Friday, January 6, 2012

The Star-Struck Magi

The 6th of January, Epiphany, is a day that is sometimes not associated with the Christmas holidays, (unless you are Puerto Rican). I was born and spent my childhood in Puerto Rico where El Día de los Reyes (Three King's Day) is just as important as Christmas. Traditionally, this was the day of gift-giving while Christmas was a religious holiday.

But of course Epiphany is not only celebrated in Puerto Rico. This year my school's annual drama performance was a rendition of "Twelfth Night" by Shakespeare. Twelfth night is another name for Epiphany, as it is the twelfth night after Christmas. This play was first performed on the celebration of Twelfth Night in Elizabethan England, hence the name.

So Epiphany is the day when people celebrate the arrival of the Magi to Bethlehem. It isn't the same as Christmas because they came approximately two years after Jesus' birth, when his star had appeared in the sky. That means that they did not come the same night as the shepherds, and they did not come to a stable (as many nativity scenes would have us believe).

Something one must ask though is what on earth were Magi doing in Bethlehem? Historically, Magi were priests of Zoroastrianism, an ancient Persian religion. They were known for being magicians who had the ability to interpret omens and dreams and offered sacrifices to the stars and planets. They were sort of astrologers because they were said to keep watch from generation to generation for a star that would appear and indicate the arrival of a savior. In any case, they certainly weren't Jewish.
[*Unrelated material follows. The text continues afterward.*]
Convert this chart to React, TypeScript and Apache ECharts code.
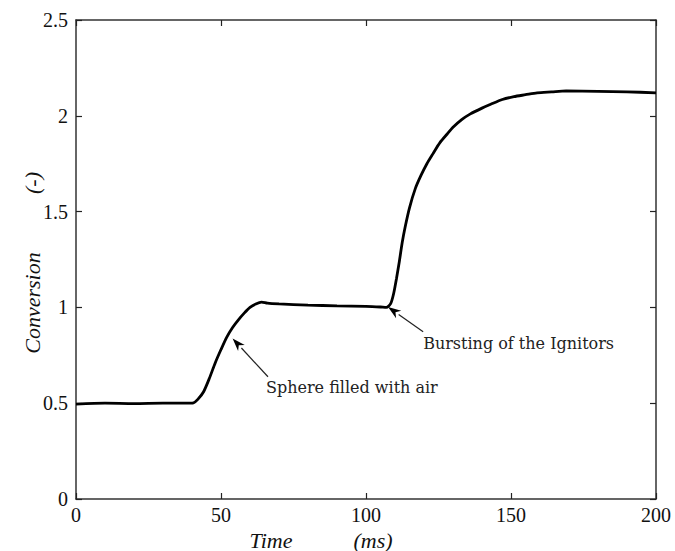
import React, { useEffect, useRef } from "react";
import * as echarts from "echarts";

const timeMs = [0, 10, 20, 30, 38, 40.5, 42, 44, 46, 48, 50, 52, 54, 56, 58, 60, 62, 64, 66, 70, 80, 90, 100, 105, 107, 108.5, 109.5, 110.5, 111.5, 112.5, 113.5, 115, 117, 119, 121, 123, 125.5, 128, 130, 133, 136, 140, 143, 147, 151, 155, 159, 164, 169, 180, 190, 200];
const conversion = [0.495, 0.5, 0.498, 0.5, 0.5, 0.502, 0.52, 0.56, 0.63, 0.71, 0.78, 0.845, 0.895, 0.935, 0.97, 1.0, 1.018, 1.028, 1.022, 1.018, 1.012, 1.008, 1.005, 1.002, 1.0, 1.02, 1.07, 1.15, 1.24, 1.34, 1.42, 1.52, 1.62, 1.69, 1.75, 1.8, 1.86, 1.905, 1.94, 1.98, 2.01, 2.04, 2.06, 2.085, 2.1, 2.11, 2.12, 2.125, 2.13, 2.128, 2.125, 2.12];

const xTicks = [0, 50, 100, 150, 200];
const yTicks = [0, 0.5, 1, 1.5, 2, 2.5];

// annotations: [arrow tip, arrow tail, text anchor] in data coords
const annotations = [
  { label: "Sphere filled with air", tip: [54, 0.838], tail: [66.2, 0.638], text: [65.5, 0.582] },
  { label: "Bursting of the Ignitors", tip: [107.6, 1.002], tail: [119.7, 0.873], text: [119.7, 0.812] },
];

const SERIF = "'Liberation Serif', 'DejaVu Serif', serif";
const ANNO = "'DejaVu Serif', 'Liberation Serif', serif";

export default function App() {
  const ref = useRef<HTMLDivElement>(null);
  useEffect(() => {
    if (!ref.current) return;
    const chart = echarts.init(ref.current, null, { renderer: "svg" });
    const axisLine = { show: true, onZero: false, lineStyle: { color: "#333", width: 1.5 } };
    const tick = { show: true, inside: true, length: 6, lineStyle: { color: "#222", width: 1.2 } };
    chart.setOption({
      animation: false,
      backgroundColor: "#fff",
      grid: { left: 76, right: 19, top: 20, bottom: 52 },
      xAxis: [
        {
          type: "value", min: 0, max: 200, interval: 50,
          axisLine, axisTick: tick, splitLine: { show: false },
          axisLabel: {
            color: "#111", fontFamily: SERIF, fontSize: 20, margin: 6,
            formatter: (v: number) => (xTicks.includes(v) ? String(v) : ""),
          },
        },
        {
          type: "value", position: "top", min: 0, max: 200, interval: 50,
          axisLine, axisTick: tick, axisLabel: { show: false }, splitLine: { show: false },
        },
      ],
      yAxis: [
        {
          type: "value", min: 0, max: 2.5, interval: 0.5,
          axisLine, axisTick: tick, splitLine: { show: false },
          axisLabel: {
            color: "#111", fontFamily: SERIF, fontSize: 20, margin: 8,
            formatter: (v: number) => (yTicks.includes(v) ? String(v) : ""),
          },
        },
        {
          type: "value", position: "right", min: 0, max: 2.5, interval: 0.5,
          axisLine, axisTick: tick, axisLabel: { show: false }, splitLine: { show: false },
        },
      ],
      series: [
        {
          type: "line",
          data: timeMs.map((t, i) => [t, conversion[i]]),
          showSymbol: false,
          smooth: 0.25,
          lineStyle: { color: "#000", width: 2.8 },
        },
      ],
    });

    const graphics: any[] = [];
    annotations.forEach((a) => {
      const tip = chart.convertToPixel({ gridIndex: 0 }, a.tip) as number[];
      const tail = chart.convertToPixel({ gridIndex: 0 }, a.tail) as number[];
      const tp = chart.convertToPixel({ gridIndex: 0 }, a.text) as number[];
      const dx = tail[0] - tip[0];
      const dy = tail[1] - tip[1];
      const len = Math.hypot(dx, dy);
      const ux = dx / len, uy = dy / len;
      const hl = 13, hw = 4.5;
      const bx = tip[0] + ux * hl, by = tip[1] + uy * hl;
      graphics.push({
        type: "line",
        shape: { x1: bx, y1: by, x2: tail[0], y2: tail[1] },
        style: { stroke: "#222", lineWidth: 1.2 },
      });
      graphics.push({
        type: "polygon",
        shape: {
          points: [
            [tip[0], tip[1]],
            [bx - uy * hw, by + ux * hw],
            [tip[0] + ux * hl * 0.7, tip[1] + uy * hl * 0.7],
            [bx + uy * hw, by - ux * hw],
          ],
        },
        style: { fill: "#000" },
      });
      graphics.push({
        type: "text",
        x: tp[0], y: tp[1],
        style: {
          text: a.label, fill: "#222", font: `16px ${ANNO}`,
          textAlign: "left", textVerticalAlign: "middle",
        },
      });
    });
    graphics.push({
      type: "text", x: 32, y: 303, rotation: Math.PI / 2,
      style: { text: "Conversion", fill: "#111", font: `italic 22px ${SERIF}`, textAlign: "center", textVerticalAlign: "middle" },
    });
    graphics.push({
      type: "text", x: 32, y: 183, rotation: Math.PI / 2,
      style: { text: "(-)", fill: "#111", font: `italic 22px ${SERIF}`, textAlign: "center", textVerticalAlign: "middle" },
    });
    graphics.push({
      type: "text", x: 271, y: 540,
      style: { text: "Time", fill: "#111", font: `italic 22px ${SERIF}`, textAlign: "center", textVerticalAlign: "middle" },
    });
    graphics.push({
      type: "text", x: 373, y: 540,
      style: { text: "(ms)", fill: "#111", font: `italic 22px ${SERIF}`, textAlign: "center", textVerticalAlign: "middle" },
    });
    chart.setOption({ graphic: graphics });
    return () => chart.dispose();
  }, []);
  return <div ref={ref} style={{ position: "fixed", left: 0, top: 0, width: 675, height: 551 }} />;
}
So how could the star they followed to their Savior have been the same Messiah that had been promised to the Jews?

A star is, after all, just a ball of burning gas far, far away from the earth. How could it guide people? I don't know much about stars, but I know that if you started to follow one, you would be led in circles as it traveled from east to west and then back again the next day. So how were the Magi able to follow a star all the way to Bethlehem? Moreover, how did it stop and stay right over Joseph and Mary's house?
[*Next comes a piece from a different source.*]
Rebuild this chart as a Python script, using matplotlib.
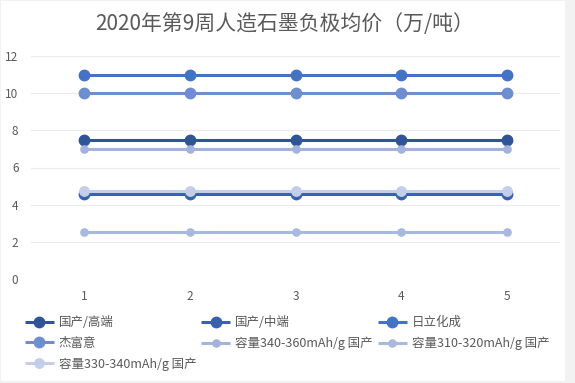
import matplotlib.pyplot as plt
from matplotlib.patches import Rectangle

plt.rcParams['font.family'] = ['Noto Sans CJK SC', 'DejaVu Sans']

# --- data ---
weeks = [1, 2, 3, 4, 5]
series_names = ["国产/高端", "国产/中端", "日立化成", "杰富意",
                "容量340-360mAh/g 国产", "容量310-320mAh/g 国产", "容量330-340mAh/g 国产"]
series_values = [
    [7.5, 7.5, 7.5, 7.5, 7.5],
    [4.6, 4.6, 4.6, 4.6, 4.6],
    [11, 11, 11, 11, 11],
    [10, 10, 10, 10, 10],
    [7.0, 7.0, 7.0, 7.0, 7.0],
    [2.55, 2.55, 2.55, 2.55, 2.55],
    [4.72, 4.72, 4.72, 4.72, 4.72],
]
colors = ["#2F5597", "#3862AE", "#4472C4", "#6F8ED0",
          "#A3B3DD", "#A9B8DF", "#C4CEEA"]
marker_sizes = [7.5, 7.5, 7.5, 7.5, 5.2, 5.2, 6.8]
y_ticks = [0, 2, 4, 6, 8, 10, 12]

fig = plt.figure(figsize=(5.75, 3.83), dpi=100)
fig.patch.set_facecolor("#F2F2F2")
fig.patches.append(Rectangle((1 / 575, 2 / 383), 564 / 575, 380 / 383,
                             transform=fig.transFigure, facecolor="white",
                             edgecolor="none", zorder=-5))

ax = fig.add_axes([31 / 575, 1 - 279 / 383, 529 / 575, 223 / 383])
ax.set_facecolor("none")
ax.set_zorder(2)

lines = []
for name, vals, c, ms in zip(series_names, series_values, colors, marker_sizes):
    ln, = ax.plot(weeks, vals, color=c, lw=2.2, marker='o', ms=ms,
                  label=name, solid_capstyle='butt', clip_on=False)
    lines.append(ln)

ax.set_xlim(0.5, 5.5)
ax.set_ylim(0, 12)
ax.set_xticks(weeks)
ax.set_yticks(y_ticks)
ax.grid(axis='y', color="#EBEBEB", lw=0.8)
ax.set_axisbelow(True)
for s in ax.spines.values():
    s.set_visible(False)
ax.tick_params(axis='both', length=0, labelsize=8.5, labelcolor="#595959")
ax.tick_params(axis='x', pad=8)
ax.tick_params(axis='y', pad=9)

fig.text(285 / 575, 1 - 24 / 383, "2020年第9周人造石墨负极均价（万/吨）",
         ha='center', va='center', fontsize=15, color="#595959")

# row-major legend order -> reorder for matplotlib's column fill
order = [0, 3, 6, 1, 4, 2, 5]
leg = fig.legend([lines[i] for i in order], [series_names[i] for i in order],
                 ncol=3, loc='upper left', bbox_to_anchor=(25 / 575, 1 - 316 / 383),
                 frameon=False, fontsize=9, handlelength=2.3, handletextpad=0.4,
                 columnspacing=0.4, labelspacing=0.6, borderpad=0, borderaxespad=0,
                 labelcolor="#595959")
leg.set_zorder(3)

fig.savefig("out.png", dpi=100)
We know little about the Magi who left their comfortable lives to go to Bethlehem. Savior or not, it's still a pretty crazy thing to do. It's not like there was a paved, six-lane highway from Persia to Judah. Their journey shows that they were truly devoted to God and to this Savior that had come to the world, so much that they were ready to go wherever that star led so that they could worship him.

Jesus Christ came as a baby to be the Savior of all nations and peoples and races on earth. The Magi are a clear representation of this wonderful fact. "There is no difference between Jews and Gentiles; God is the same Lord of all and richly blesses all who call to him." (Romans 10:12)

The God who created a star to guide the Magi all the way to the Savior and made it stop above him, is the same God who calls each and every one of us "go" and to let our going be an act of worship to him.  He is the same God who, long ago, slid off of his mother's lap to touch a huge heavy jeweled box with his tiny hands and looked up as rich kings with long beards and flowing robes knelt before him in worship.

 

Written by Christa Troester

Baboua, Central African Republic

 

Photo: Hand-carved Wise Men from Bouar, Central African Republic, photographed in front of traditional Cameroonian indigo-dyed cotton fabric.

 

Christa Troester attends Ninth Grade at Rain Forest International School in Yaoundé, Cameroon. Her parents, Joe and Deborah are ELCA missionaries in Baboua, the Central African Republic. Joe serves as technical advisor for PASE, which provides clean drinking water and promotes good hygiene and sanitation to villagers. Pastor Deborah teaches at the Theological School in Baboua.